### WHAT YOU ARE ASKED TO DO:
Find and copy each line of the records where the string "that" shows up.
━━━ TASK DATA
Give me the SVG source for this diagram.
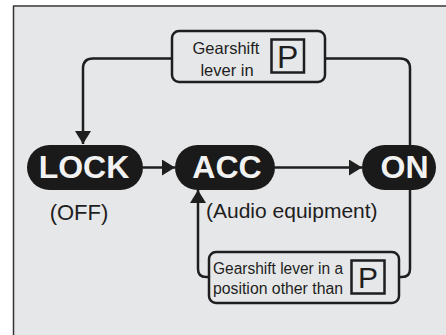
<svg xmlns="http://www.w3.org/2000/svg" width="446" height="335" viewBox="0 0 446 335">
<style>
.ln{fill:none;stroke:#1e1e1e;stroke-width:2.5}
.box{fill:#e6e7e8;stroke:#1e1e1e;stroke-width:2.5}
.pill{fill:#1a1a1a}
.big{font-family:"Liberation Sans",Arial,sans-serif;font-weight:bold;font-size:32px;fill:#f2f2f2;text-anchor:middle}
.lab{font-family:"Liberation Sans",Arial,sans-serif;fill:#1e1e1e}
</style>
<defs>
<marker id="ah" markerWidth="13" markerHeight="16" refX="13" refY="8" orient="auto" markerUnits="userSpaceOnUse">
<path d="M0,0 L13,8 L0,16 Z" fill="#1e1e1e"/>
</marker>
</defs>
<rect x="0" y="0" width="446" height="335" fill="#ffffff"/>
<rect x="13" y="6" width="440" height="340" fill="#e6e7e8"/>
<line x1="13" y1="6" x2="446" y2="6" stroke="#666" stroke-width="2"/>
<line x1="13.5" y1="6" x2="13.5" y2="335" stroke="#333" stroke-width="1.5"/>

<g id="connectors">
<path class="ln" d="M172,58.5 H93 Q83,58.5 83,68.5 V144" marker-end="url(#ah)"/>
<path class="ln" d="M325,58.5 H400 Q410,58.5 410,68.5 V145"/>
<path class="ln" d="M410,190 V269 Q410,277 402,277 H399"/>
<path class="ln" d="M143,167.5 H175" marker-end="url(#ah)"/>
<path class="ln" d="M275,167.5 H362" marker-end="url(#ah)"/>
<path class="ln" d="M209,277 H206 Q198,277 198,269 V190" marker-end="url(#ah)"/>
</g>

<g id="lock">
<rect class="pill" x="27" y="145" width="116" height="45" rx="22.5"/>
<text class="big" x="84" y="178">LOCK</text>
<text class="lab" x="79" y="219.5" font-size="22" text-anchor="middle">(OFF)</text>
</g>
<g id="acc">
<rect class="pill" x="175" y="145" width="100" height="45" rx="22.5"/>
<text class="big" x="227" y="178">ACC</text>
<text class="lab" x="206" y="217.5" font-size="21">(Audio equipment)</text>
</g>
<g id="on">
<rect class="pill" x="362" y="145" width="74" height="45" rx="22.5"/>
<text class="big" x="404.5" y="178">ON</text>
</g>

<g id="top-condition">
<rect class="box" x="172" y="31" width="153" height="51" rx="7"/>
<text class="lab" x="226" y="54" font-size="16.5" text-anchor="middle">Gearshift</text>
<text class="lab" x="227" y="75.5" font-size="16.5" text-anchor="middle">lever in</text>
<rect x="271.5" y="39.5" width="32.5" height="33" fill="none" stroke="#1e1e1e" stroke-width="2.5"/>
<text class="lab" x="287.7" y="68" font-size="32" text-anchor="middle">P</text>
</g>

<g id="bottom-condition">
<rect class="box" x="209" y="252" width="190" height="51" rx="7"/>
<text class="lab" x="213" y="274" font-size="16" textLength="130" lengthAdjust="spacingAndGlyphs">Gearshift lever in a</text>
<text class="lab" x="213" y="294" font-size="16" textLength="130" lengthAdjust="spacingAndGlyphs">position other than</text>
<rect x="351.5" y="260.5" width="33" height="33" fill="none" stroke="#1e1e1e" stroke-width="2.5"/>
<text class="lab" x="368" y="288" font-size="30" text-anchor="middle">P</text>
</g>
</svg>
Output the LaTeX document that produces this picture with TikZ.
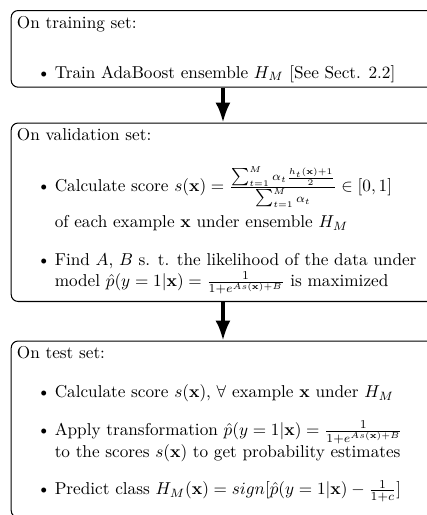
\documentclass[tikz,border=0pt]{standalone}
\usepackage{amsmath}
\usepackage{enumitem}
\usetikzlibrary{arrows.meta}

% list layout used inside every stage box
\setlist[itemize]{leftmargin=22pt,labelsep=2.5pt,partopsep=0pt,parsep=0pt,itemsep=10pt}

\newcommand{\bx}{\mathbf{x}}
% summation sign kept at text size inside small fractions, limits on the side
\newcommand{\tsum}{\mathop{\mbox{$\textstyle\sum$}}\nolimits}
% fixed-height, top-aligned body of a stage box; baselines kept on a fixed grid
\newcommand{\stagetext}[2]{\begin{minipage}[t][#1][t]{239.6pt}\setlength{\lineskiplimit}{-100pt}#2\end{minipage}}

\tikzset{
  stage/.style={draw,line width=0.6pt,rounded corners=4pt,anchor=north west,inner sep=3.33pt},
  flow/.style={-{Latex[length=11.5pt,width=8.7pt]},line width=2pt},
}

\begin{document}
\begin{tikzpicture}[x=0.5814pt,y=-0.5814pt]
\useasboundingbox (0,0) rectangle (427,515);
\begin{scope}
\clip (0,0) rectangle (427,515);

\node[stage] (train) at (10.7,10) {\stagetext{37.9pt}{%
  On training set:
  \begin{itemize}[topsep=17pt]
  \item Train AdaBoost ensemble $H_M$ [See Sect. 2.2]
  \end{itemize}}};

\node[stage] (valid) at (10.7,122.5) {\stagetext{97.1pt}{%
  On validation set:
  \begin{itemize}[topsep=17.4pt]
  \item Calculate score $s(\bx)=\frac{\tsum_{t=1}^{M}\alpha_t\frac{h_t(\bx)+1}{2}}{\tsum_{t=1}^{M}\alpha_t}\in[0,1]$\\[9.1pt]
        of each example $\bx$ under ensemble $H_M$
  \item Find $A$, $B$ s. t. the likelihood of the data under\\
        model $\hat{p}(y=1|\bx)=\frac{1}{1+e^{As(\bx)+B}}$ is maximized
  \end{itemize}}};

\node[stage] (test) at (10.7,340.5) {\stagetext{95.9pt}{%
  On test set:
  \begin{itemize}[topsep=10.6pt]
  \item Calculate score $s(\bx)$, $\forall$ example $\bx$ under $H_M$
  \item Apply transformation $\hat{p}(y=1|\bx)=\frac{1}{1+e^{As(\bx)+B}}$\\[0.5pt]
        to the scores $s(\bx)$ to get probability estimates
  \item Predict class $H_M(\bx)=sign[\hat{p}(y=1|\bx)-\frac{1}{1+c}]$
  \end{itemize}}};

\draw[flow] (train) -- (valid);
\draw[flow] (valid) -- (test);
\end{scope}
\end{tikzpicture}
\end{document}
━━━━━━
━━━ TASK DATA
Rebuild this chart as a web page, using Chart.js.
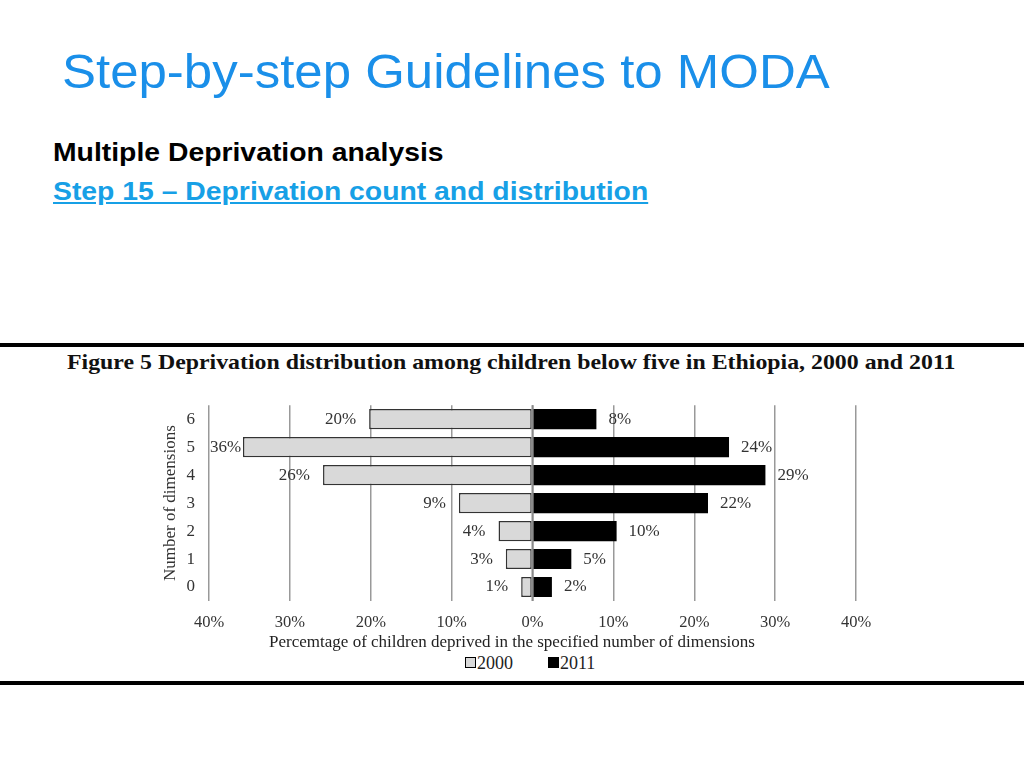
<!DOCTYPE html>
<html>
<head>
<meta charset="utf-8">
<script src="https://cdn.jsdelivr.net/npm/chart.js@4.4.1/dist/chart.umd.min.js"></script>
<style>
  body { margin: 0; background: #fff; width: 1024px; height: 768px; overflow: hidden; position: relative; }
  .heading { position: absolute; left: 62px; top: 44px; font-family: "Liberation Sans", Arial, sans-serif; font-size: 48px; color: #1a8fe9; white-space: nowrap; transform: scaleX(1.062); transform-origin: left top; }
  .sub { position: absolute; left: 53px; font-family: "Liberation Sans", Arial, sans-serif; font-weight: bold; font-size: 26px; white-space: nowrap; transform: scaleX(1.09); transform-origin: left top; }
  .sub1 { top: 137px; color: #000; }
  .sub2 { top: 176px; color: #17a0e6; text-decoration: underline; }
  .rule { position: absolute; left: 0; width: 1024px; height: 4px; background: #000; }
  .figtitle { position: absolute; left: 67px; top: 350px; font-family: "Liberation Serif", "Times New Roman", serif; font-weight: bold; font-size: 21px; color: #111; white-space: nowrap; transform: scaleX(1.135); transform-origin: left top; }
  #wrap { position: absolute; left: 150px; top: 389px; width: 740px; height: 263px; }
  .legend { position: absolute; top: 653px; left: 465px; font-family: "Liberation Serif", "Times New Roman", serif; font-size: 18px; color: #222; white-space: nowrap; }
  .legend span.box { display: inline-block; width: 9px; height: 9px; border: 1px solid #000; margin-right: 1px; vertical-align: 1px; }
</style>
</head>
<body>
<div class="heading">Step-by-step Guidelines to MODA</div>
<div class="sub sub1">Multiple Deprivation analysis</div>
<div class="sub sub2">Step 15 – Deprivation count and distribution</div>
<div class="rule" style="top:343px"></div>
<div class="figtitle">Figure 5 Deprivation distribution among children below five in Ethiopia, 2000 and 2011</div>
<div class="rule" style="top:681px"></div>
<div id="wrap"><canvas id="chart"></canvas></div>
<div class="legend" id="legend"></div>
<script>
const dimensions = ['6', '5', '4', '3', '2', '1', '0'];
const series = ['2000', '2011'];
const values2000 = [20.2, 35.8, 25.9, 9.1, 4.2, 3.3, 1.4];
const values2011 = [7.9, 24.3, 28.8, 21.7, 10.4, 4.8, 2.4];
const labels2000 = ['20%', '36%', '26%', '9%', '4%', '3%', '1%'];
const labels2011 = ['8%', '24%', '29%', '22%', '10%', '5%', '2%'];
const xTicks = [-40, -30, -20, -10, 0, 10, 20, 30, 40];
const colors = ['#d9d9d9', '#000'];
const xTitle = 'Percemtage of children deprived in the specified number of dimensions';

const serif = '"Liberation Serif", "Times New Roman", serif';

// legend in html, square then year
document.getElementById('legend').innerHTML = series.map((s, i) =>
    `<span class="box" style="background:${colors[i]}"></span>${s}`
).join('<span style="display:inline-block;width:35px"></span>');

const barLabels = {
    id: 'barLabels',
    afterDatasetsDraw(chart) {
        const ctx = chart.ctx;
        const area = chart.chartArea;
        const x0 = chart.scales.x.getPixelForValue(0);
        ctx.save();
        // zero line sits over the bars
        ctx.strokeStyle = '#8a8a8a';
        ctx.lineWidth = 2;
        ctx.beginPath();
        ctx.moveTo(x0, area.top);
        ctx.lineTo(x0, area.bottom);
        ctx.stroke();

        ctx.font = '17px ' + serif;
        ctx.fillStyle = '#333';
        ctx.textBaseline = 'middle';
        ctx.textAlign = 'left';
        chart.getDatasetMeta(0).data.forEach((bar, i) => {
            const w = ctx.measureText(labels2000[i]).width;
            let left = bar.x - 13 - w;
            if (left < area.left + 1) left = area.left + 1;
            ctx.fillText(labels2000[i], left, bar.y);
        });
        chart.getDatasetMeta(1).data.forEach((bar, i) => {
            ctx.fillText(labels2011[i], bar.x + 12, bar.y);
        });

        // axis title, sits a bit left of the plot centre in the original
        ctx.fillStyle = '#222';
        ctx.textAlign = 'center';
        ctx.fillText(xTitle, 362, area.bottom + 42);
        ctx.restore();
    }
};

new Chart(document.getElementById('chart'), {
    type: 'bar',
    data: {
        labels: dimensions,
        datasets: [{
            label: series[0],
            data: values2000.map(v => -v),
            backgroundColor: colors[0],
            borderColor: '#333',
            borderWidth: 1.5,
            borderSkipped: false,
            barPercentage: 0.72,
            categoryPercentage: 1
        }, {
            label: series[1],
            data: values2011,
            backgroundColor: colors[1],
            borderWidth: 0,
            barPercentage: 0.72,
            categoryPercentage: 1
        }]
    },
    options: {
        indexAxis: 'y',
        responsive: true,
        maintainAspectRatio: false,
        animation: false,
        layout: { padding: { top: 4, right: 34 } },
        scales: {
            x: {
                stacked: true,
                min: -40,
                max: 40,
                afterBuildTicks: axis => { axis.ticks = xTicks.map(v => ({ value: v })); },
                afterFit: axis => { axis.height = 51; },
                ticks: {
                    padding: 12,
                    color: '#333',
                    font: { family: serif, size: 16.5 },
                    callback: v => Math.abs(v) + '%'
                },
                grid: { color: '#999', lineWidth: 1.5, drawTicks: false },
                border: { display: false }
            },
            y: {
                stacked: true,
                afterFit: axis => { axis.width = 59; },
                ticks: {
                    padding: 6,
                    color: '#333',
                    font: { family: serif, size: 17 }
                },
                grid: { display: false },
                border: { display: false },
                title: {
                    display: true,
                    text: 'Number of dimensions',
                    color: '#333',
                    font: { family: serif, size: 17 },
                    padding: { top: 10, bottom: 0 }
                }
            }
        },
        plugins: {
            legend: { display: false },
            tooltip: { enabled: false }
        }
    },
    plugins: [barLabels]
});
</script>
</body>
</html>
━━━━━━
━━━ TASK DATA
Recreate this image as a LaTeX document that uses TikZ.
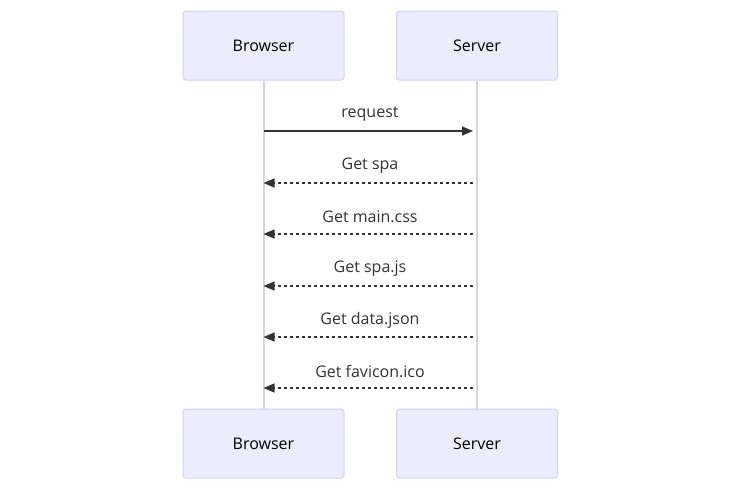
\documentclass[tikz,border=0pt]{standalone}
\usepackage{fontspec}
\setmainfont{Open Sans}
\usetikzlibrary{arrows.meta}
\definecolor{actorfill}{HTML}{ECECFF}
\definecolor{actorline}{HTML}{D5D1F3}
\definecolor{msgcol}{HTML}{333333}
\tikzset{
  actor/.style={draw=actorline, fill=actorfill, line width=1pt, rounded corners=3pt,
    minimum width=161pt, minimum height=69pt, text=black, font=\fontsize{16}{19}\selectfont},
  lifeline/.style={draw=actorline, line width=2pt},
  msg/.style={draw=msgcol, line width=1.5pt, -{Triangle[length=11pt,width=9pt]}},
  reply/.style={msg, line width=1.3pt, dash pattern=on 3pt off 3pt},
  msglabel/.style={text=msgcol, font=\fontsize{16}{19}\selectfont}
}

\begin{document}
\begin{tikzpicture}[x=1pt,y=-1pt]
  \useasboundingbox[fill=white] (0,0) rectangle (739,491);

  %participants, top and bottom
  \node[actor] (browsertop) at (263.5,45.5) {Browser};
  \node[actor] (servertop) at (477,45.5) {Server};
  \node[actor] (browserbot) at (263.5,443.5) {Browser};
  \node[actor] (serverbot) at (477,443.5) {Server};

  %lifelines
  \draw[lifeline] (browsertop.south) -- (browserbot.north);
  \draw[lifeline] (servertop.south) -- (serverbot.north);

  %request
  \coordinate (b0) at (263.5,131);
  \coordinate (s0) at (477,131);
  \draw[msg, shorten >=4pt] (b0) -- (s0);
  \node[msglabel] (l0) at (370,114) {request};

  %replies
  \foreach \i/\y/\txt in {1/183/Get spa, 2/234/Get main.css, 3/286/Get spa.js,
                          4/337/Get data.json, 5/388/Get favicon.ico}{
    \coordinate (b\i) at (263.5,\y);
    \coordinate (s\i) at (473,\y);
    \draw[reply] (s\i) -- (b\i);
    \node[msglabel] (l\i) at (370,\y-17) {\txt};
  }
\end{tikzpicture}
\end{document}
━━━━━━
### COMPLETE RESPONSE:
Output the LaTeX document that produces this picture with TikZ.
Recreate this image as a LaTeX document that uses TikZ.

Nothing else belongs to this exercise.